----- Material for the task -----

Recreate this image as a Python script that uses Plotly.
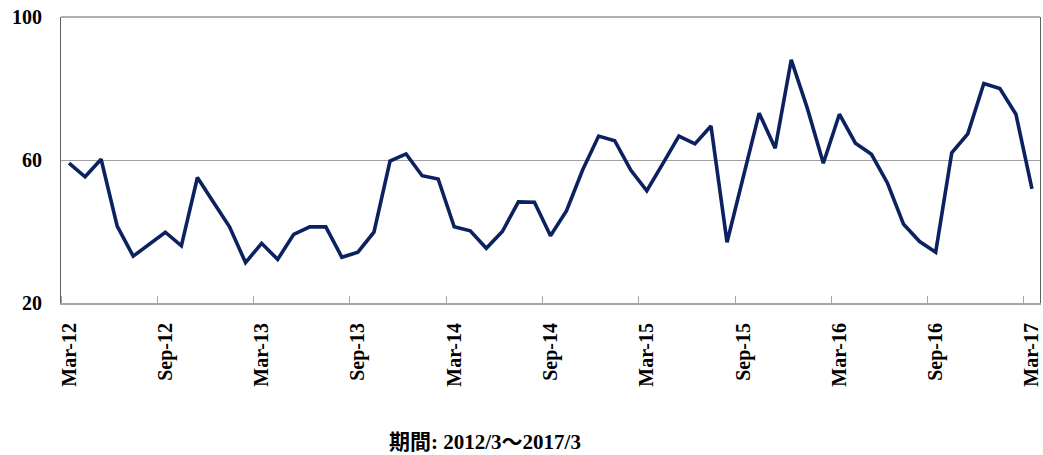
import plotly.graph_objects as go

months = []
for y in range(2012, 2018):
    for m in ["Jan", "Feb", "Mar", "Apr", "May", "Jun", "Jul", "Aug", "Sep", "Oct", "Nov", "Dec"]:
        months.append(f"{m}-{str(y)[2:]}")
months = months[2:2 + 61]  # Mar-12 .. Mar-17

values = [59.1, 55.3, 60.2, 41.5, 33.1, 36.5, 39.8, 36.0, 55.1, 48.2,
          41.3, 31.3, 36.7, 32.2, 39.2, 41.3, 41.3, 32.8, 34.2, 39.8,
          59.7, 61.7, 55.6, 54.7, 41.3, 40.2, 35.3, 40.0, 48.3, 48.2,
          38.8, 45.8, 57.2, 66.7, 65.4, 57.2, 51.4, 59.0, 66.7, 64.5,
          69.5, 37.0, 55.0, 73.1, 63.3, 88.0, 74.5, 59.1, 72.8, 64.7,
          61.6, 53.5, 42.0, 37.2, 34.2, 62.0, 67.3, 81.4, 80.0, 72.8,
          51.9]

tick_idx = list(range(0, 61, 6))
tick_labels = [months[i] for i in tick_idx]
y_ticks = [20, 60, 100]
title_text = "期間: 2012/3～2017/3"

font_fam = "Liberation Serif, Times New Roman, Noto Sans CJK JP, serif"

fig = go.Figure()
fig.add_trace(go.Scatter(
    x=list(range(len(values))), y=values, mode="lines",
    line=dict(color="#0c2260", width=3.6),
    hoverinfo="skip", showlegend=False,
))

fig.update_layout(
    width=1043, height=455,
    margin=dict(l=61, r=1, t=17, b=152),
    paper_bgcolor="white", plot_bgcolor="white",
    font=dict(family=font_fam, size=20, color="black"),
    xaxis=dict(
        range=[-0.5, 60.5],
        tickmode="array", tickvals=tick_idx, ticktext=tick_labels,
        tickangle=-90, ticks="", showgrid=False, zeroline=False,
        showline=True, linecolor="#a6a6a6", linewidth=2,
        tickfont=dict(family=font_fam, size=20, color="black", weight="bold"),
        ticklabelstandoff=10, ticklabeloverflow="allow",
        minor=dict(tickmode="linear", tick0=-0.5, dtick=6, ticks="inside",
                   ticklen=7, tickcolor="#a6a6a6", tickwidth=1, showgrid=False),
    ),
    yaxis=dict(
        range=[20, 100],
        tickmode="array", tickvals=y_ticks, ticks="",
        showgrid=True, gridcolor="#a0a0a0", gridwidth=1, zeroline=False,
        showline=True, linecolor="#606060", linewidth=1, mirror=True,
        tickfont=dict(family=font_fam, size=20, color="black", weight="bold"),
        ticklabelstandoff=14,
    ),
    shapes=[dict(type="line", xref="paper", yref="paper", x0=0, x1=1, y0=1, y1=1,
                 line=dict(color="#606060", width=1))],
    annotations=[dict(
        text=title_text, xref="paper", yref="paper", x=0.433, y=-0.486,
        xanchor="center", yanchor="middle", showarrow=False,
        font=dict(family=font_fam, size=21, color="black", weight="bold"),
    )],
)

fig.write_html("out.html")
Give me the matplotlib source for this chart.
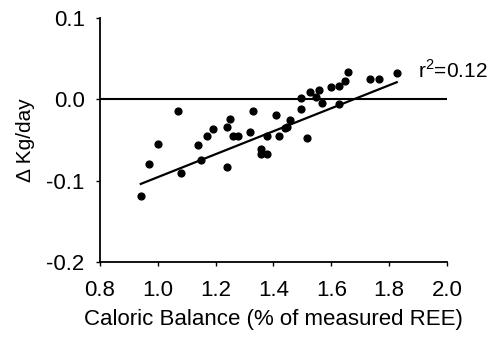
import matplotlib
matplotlib.use("Agg")
import matplotlib.pyplot as plt

# Caloric balance (fraction of measured REE) vs weight change (kg/day)
caloric_balance = [0.941, 0.970, 0.999, 1.070, 1.080, 1.139, 1.149, 1.170, 1.191,
                   1.239, 1.239, 1.250, 1.259, 1.278, 1.319, 1.328, 1.358, 1.358,
                   1.377, 1.377, 1.407, 1.418, 1.439, 1.448, 1.457, 1.496, 1.496,
                   1.517, 1.526, 1.547, 1.556, 1.568, 1.598, 1.627, 1.627, 1.646,
                   1.658, 1.735, 1.766, 1.826]
weight_change = [-0.119, -0.080, -0.055, -0.014, -0.091, -0.056, -0.074, -0.045, -0.036,
                 -0.034, -0.083, -0.024, -0.045, -0.045, -0.040, -0.014, -0.061, -0.067,
                 -0.067, -0.045, -0.019, -0.045, -0.035, -0.034, -0.026, 0.002, -0.012,
                 -0.048, 0.009, 0.003, 0.012, -0.005, 0.015, 0.017, -0.006, 0.023,
                 0.033, 0.025, 0.025, 0.032]

# regression line end points
fit_x = [0.941, 1.826]
fit_y = [-0.104, 0.021]
r2_label = r"r$^{\mathrm{2}}$=0.12"

plt.rcParams['font.family'] = ['Liberation Sans', 'DejaVu Sans']
plt.rcParams['mathtext.fontset'] = 'custom'
plt.rcParams['mathtext.rm'] = 'Liberation Sans'

fig = plt.figure(figsize=(5.02, 3.41), dpi=100)
ax = fig.add_axes([100/502, 1 - 262/341, 347/502, 244/341])

ax.axhline(0, xmin=0, xmax=1, color='black', lw=1.5)
ax.plot(fit_x, fit_y, color='black', lw=1.6)
ax.scatter(caloric_balance, weight_change, s=24, color='black', zorder=3)

ax.set_xlim(0.8, 2.0)
ax.set_ylim(-0.2, 0.1)
ax.set_xticks([0.8, 1.0, 1.2, 1.4, 1.6, 1.8, 2.0])
ax.set_yticks([-0.2, -0.1, 0.0, 0.1])
ax.set_yticklabels(['-0.2', '-0.1', '0.0', '0.1'])

for s in ['top', 'right']:
    ax.spines[s].set_visible(False)
for s in ['left', 'bottom']:
    ax.spines[s].set_linewidth(1.3)
ax.tick_params(direction='out', length=3, width=1, labelsize=16)
ax.tick_params(axis='x', pad=10)
ax.tick_params(axis='y', pad=8)

ax.set_xlabel('Caloric Balance (% of measured REE)', fontsize=16, labelpad=6)
ax.set_ylabel('Δ Kg/day', fontsize=15, labelpad=8)

ax.text(1.9, 0.026, r2_label, fontsize=15, ha='left', va='baseline')

fig.savefig('out.png', dpi=100)
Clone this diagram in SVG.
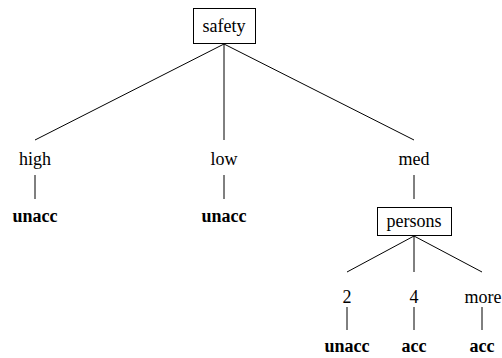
<svg xmlns="http://www.w3.org/2000/svg" width="502" height="358" viewBox="0 0 502 358">
  <style>
    .lbl { font-size: 18px; fill: #000; text-anchor: middle; }
    .leaf { font-weight: bold; }
    .box { fill: #fff; stroke: #000; stroke-width: 1; }
    .edge { stroke: #000; stroke-width: 1; fill: none; }
  </style>
  <rect width="502" height="358" fill="#fff"/>
  <g id="connectors">
    <line class="edge" x1="224" y1="44" x2="35" y2="140"/>
    <line class="edge" x1="224" y1="44" x2="224" y2="140"/>
    <line class="edge" x1="224" y1="44" x2="414" y2="140"/>
    <line class="edge" x1="35" y1="175" x2="35" y2="199"/>
    <line class="edge" x1="224" y1="175" x2="224" y2="199"/>
    <line class="edge" x1="414" y1="175" x2="414" y2="199"/>
    <line class="edge" x1="414" y1="236" x2="347" y2="272"/>
    <line class="edge" x1="414" y1="236" x2="414" y2="272"/>
    <line class="edge" x1="414" y1="236" x2="482" y2="272"/>
    <line class="edge" x1="347" y1="307" x2="347" y2="330"/>
    <line class="edge" x1="414" y1="307" x2="414" y2="330"/>
    <line class="edge" x1="482" y1="307" x2="482" y2="330"/>
  </g>
  <g font-family="Liberation Serif, Times New Roman, serif">
    <g id="n-safety">
      <rect class="box" x="193.5" y="8.5" width="62" height="35"/>
      <text class="lbl" x="224" y="32">safety</text>
    </g>
    <g id="n-high"><text class="lbl" x="35" y="165">high</text></g>
    <g id="n-low"><text class="lbl" x="224" y="165">low</text></g>
    <g id="n-med"><text class="lbl" x="414" y="165">med</text></g>
    <g id="n-high-unacc"><text class="lbl leaf" x="35" y="222">unacc</text></g>
    <g id="n-low-unacc"><text class="lbl leaf" x="224" y="222">unacc</text></g>
    <g id="n-persons">
      <rect class="box" x="377.5" y="207.5" width="74" height="28"/>
      <text class="lbl" x="414" y="227">persons</text>
    </g>
    <g id="n-2"><text class="lbl" x="347" y="303">2</text></g>
    <g id="n-4"><text class="lbl" x="414" y="303">4</text></g>
    <g id="n-more"><text class="lbl" x="483" y="303">more</text></g>
    <g id="n-2-unacc"><text class="lbl leaf" x="347" y="352">unacc</text></g>
    <g id="n-4-acc"><text class="lbl leaf" x="414" y="352">acc</text></g>
    <g id="n-more-acc"><text class="lbl leaf" x="482" y="352">acc</text></g>
  </g>
</svg>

-----

Task to carry out: Pick out every line of the listing containing the word "matplotlib", and show those lines.

Solution for this task:
Give me the matplotlib source for this chart.
import matplotlib
matplotlib.use("Agg")
import matplotlib.pyplot as plt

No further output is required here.